Squatters are individuals who live in a property that they neither own nor pay rent for. Somewhat bafflingly to many observers, these individuals are often protected by state laws, which provide the squatters with legal entitlements to the property which is not theirs.
When Shelton reached out to the local law enforcement, their response was disheartening.
“I called local law enforcement, and as soon as they saw that there was furniture in the house, they said that I had a squatter situation and they had basically no jurisdiction and they couldn’t do anything,” he said.
Undeterred, Shelton hatched a plan to reclaim his home using the very squatter rights that seemed to be working against him. He also had his mother draft and notarize a lease for added security.
“I packed up my jeep, drove up there and paced out the joint around 4 a.m. I waited. About 8:00, 8:30 in the morning, three cars pulled out of the driveway and I made entrance to the house. I put up cameras, waited for them to come back,” he said.
“They didn’t have a lease, so that never came into play. But when they came back, I just laid it out for them, told them that it was all locked up, cameras, and the only way they would get back in the house is if they broke in on camera, and I would prosecute.
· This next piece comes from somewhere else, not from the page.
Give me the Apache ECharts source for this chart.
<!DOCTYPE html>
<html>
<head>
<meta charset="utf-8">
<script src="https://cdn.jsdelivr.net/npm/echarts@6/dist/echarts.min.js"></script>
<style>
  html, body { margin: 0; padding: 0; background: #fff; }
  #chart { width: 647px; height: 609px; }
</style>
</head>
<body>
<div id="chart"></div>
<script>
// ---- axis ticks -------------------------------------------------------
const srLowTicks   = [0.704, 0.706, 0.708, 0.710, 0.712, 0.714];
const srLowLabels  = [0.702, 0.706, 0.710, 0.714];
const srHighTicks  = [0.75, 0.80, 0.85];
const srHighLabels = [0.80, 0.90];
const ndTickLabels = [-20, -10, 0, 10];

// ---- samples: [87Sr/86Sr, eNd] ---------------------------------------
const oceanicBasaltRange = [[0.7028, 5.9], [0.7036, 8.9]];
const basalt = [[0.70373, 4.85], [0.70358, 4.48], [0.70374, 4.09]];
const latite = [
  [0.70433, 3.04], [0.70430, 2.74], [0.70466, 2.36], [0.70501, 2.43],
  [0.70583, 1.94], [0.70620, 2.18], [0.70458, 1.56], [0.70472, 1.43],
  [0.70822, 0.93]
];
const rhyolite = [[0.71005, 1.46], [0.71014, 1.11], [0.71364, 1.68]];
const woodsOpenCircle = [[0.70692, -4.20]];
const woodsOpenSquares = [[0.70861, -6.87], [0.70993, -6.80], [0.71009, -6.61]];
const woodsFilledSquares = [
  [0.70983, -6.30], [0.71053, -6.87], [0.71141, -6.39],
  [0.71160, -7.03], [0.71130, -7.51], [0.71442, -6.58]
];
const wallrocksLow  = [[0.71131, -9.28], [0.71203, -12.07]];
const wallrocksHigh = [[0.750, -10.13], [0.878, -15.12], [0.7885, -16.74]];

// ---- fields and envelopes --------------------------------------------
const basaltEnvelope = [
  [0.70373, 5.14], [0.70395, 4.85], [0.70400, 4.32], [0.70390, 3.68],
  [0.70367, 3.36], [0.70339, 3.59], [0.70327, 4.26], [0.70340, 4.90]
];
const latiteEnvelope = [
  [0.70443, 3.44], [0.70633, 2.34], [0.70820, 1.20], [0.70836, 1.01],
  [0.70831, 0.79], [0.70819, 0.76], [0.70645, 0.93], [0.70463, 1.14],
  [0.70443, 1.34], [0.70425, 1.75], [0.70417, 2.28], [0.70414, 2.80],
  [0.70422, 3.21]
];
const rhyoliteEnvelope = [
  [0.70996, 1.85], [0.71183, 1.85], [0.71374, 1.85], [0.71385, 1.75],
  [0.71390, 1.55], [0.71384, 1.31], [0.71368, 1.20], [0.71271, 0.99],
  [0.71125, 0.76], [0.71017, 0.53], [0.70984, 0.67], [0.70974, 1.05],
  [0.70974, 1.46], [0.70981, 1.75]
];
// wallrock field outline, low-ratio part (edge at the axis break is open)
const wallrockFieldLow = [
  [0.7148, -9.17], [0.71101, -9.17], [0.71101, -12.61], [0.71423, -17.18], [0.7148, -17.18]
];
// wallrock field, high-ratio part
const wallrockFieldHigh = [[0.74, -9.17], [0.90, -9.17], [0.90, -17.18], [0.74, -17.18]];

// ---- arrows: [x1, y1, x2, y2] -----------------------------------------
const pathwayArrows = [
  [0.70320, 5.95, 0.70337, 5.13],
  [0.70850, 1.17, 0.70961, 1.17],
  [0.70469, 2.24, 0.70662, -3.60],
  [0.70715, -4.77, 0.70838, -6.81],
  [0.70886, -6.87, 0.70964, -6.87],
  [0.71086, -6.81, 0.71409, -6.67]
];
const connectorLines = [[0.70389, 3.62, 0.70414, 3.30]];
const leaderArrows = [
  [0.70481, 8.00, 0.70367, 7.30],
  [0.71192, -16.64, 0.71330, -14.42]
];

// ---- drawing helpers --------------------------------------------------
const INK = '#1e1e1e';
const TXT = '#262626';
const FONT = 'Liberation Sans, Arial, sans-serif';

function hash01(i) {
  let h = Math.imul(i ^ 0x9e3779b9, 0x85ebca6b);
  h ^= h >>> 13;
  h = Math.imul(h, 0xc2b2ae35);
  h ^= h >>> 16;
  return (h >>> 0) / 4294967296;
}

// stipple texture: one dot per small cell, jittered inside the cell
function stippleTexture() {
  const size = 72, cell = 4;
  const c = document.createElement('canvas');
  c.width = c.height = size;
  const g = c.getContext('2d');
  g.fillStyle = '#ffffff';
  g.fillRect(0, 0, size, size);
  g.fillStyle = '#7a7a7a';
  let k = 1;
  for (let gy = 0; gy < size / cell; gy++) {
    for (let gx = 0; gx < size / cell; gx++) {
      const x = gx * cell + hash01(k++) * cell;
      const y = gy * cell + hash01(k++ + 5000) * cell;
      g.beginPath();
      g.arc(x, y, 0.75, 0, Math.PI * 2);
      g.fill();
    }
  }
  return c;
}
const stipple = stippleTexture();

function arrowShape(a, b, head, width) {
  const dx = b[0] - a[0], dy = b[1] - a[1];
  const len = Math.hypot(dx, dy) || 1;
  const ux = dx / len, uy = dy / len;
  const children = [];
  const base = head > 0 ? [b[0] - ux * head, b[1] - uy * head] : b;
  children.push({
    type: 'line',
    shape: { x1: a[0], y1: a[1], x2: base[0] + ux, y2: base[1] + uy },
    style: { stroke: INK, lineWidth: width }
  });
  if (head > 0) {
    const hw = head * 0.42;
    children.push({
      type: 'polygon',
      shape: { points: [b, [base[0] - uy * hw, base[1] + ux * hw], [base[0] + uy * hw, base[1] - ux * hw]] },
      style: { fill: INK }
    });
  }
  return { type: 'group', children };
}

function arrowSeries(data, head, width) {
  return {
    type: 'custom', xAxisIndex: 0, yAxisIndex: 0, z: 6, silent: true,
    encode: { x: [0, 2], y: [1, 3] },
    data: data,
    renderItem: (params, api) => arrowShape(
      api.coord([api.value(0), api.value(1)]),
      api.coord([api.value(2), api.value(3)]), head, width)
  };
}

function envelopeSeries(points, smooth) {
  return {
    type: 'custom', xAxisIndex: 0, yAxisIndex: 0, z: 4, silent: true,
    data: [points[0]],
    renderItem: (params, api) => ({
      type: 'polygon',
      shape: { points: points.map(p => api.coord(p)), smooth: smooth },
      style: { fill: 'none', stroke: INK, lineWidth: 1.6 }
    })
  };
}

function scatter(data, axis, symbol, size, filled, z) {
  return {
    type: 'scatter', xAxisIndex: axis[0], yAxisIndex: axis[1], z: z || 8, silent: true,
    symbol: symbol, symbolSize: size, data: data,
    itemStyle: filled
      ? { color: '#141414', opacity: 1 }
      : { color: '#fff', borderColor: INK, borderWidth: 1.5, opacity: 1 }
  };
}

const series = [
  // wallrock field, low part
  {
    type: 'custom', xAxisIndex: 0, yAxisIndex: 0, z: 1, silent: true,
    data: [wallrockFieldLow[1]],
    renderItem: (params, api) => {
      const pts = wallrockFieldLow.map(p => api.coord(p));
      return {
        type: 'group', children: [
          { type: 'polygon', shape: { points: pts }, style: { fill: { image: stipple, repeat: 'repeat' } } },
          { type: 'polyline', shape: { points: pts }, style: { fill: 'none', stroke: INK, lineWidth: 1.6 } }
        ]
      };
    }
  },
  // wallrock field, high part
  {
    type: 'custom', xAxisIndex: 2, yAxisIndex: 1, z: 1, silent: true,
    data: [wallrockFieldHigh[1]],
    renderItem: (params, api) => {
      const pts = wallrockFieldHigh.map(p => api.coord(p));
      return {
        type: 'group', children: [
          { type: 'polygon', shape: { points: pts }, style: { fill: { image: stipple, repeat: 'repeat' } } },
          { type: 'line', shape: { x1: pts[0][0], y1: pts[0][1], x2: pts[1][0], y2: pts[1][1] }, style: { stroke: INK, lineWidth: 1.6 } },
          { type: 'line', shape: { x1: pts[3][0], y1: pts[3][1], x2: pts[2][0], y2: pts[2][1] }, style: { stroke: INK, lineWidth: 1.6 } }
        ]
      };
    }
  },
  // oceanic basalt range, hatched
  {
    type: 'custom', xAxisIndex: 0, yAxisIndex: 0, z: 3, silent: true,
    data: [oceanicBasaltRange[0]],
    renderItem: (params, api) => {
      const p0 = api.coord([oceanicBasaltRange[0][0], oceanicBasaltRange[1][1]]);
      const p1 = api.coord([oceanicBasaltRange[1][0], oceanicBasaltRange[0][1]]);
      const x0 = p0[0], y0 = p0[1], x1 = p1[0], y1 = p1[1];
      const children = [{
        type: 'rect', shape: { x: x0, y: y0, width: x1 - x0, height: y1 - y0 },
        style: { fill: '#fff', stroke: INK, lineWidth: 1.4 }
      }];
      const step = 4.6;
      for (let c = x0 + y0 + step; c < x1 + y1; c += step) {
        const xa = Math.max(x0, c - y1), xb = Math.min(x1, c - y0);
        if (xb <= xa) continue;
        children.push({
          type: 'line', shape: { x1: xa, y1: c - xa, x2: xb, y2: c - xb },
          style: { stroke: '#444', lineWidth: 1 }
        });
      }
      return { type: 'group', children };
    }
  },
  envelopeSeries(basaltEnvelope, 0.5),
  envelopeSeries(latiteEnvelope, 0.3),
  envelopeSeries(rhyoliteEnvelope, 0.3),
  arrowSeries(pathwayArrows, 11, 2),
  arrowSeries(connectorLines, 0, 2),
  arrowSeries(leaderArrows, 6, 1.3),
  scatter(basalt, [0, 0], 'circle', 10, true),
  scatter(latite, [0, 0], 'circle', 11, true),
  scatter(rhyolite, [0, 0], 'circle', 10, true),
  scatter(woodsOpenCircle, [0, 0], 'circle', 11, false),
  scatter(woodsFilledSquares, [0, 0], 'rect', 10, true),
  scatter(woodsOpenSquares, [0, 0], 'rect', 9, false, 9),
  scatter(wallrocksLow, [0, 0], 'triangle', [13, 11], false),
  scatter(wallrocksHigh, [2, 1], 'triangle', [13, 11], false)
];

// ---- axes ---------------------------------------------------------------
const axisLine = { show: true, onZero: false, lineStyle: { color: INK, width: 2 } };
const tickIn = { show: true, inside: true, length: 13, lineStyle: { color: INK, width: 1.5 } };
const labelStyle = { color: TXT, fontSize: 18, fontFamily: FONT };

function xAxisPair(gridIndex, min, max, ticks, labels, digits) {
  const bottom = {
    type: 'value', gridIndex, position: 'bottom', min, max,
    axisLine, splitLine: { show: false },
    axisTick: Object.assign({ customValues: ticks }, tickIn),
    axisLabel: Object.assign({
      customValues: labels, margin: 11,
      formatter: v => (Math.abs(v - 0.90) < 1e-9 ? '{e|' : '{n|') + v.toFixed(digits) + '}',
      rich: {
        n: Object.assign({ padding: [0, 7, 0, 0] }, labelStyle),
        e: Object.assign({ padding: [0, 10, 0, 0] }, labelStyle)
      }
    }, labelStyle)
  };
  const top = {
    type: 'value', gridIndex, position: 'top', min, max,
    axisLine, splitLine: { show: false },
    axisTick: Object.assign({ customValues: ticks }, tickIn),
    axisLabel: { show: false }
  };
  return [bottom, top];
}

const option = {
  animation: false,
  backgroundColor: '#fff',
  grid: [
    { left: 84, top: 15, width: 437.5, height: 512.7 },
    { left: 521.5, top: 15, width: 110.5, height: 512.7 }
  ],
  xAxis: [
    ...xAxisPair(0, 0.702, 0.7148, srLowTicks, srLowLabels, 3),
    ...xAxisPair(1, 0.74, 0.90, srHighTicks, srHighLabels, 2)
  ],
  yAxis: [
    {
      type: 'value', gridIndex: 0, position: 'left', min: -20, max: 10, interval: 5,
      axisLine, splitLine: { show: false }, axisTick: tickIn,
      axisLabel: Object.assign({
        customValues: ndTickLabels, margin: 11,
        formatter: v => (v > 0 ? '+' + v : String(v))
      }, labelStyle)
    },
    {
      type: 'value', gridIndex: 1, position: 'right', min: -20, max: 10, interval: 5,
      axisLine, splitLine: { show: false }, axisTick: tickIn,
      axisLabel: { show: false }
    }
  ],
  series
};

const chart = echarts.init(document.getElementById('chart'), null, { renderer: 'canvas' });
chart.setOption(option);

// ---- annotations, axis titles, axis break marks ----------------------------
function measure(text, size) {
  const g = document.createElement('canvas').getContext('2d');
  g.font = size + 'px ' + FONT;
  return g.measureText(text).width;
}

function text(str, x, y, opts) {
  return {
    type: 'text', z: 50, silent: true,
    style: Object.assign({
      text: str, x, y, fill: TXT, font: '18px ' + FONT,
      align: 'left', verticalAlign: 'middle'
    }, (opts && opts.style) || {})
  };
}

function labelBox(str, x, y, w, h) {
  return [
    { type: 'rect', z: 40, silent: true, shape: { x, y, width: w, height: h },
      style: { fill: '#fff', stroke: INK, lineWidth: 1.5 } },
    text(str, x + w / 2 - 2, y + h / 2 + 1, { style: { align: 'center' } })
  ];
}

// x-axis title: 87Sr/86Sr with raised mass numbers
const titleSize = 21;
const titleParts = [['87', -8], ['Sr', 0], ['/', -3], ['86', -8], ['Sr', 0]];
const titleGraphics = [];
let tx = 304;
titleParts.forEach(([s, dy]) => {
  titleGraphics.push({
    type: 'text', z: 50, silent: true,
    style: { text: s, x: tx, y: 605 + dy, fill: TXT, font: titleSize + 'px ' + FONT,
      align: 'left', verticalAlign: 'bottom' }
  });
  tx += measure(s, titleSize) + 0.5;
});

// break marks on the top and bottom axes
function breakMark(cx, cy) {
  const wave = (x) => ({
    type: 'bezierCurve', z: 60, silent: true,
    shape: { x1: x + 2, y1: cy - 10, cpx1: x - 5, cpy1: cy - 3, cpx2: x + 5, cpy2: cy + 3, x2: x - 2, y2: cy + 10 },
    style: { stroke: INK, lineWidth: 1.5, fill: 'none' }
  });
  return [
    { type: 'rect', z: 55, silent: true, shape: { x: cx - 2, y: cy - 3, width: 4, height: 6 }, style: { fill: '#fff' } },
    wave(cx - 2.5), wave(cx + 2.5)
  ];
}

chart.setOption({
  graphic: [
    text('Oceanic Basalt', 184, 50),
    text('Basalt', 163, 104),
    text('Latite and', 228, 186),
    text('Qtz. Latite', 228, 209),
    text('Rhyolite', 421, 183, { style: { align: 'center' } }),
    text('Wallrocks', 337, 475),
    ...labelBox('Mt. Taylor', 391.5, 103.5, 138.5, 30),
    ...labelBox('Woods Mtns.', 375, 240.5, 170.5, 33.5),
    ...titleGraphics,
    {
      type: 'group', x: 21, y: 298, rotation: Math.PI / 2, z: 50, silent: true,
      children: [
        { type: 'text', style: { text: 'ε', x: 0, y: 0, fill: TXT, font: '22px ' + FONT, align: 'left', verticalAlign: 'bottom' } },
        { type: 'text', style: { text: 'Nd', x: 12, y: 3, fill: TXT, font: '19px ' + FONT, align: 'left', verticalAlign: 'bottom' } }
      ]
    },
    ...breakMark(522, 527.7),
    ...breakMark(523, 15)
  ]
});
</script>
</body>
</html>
I told them they had a day to get their stuff out or the furniture was not theirs anymore.”
The squatter issue isn’t isolated to Shelton’s experience. Across the U.S., cities are grappling with a rising tide of squatting, often exacerbated by progressive policies that seem to favor squatters and tenants over the rightful landlords. Mitch Roschelle, managing director at Madison Ventures+, highlighted the severity of the issue in cities like New York City, Philadelphia and Los Angeles.
“The laws are written to protect the tenant, not the landlord,” Roschelle told Fox News Digital in June.
“The local laws that protect tenants at the expense of landlords have fueled this phenomenon because we’ve basically said forever it’s the landlord’s fault, not the tenant’s fault if the tenant can’t pay rent.”
He didn’t mince words when he cautioned landlords, “The law is not on your side.”
Shelton, too, felt the weight of these skewed laws.
“The law would prevent me from physically removing them,” he said.
“However, being that I wasn’t the homeowner, I had more rights. As a tenant, I would actually have more rights than them.”
He was prepared to go to great lengths if the squatters persisted. He mentioned that he would have relied on his lease and aimed to “make it miserable” for them, ensuring they’d leave of their own accord.
Having navigated this ordeal, Shelton has now taken it upon himself to assist others in similar predicaments. He’s also advocating for a change in the squatter laws.
“I do Zoom consultations. I ask people to make a donation to the cause. And when I can physically go out and help them, then yes, it is. It is something I am doing to help people now, as many as I personally possibly can,” he told host Stuart Varney.
“More importantly to that is I’m trying to change the laws. That’s my number one focus. So in helping others right now, since, you know, I feel bad, I can’t help everyone, but if we can change the squatter laws, I feel like that’s the way I can help everyone.”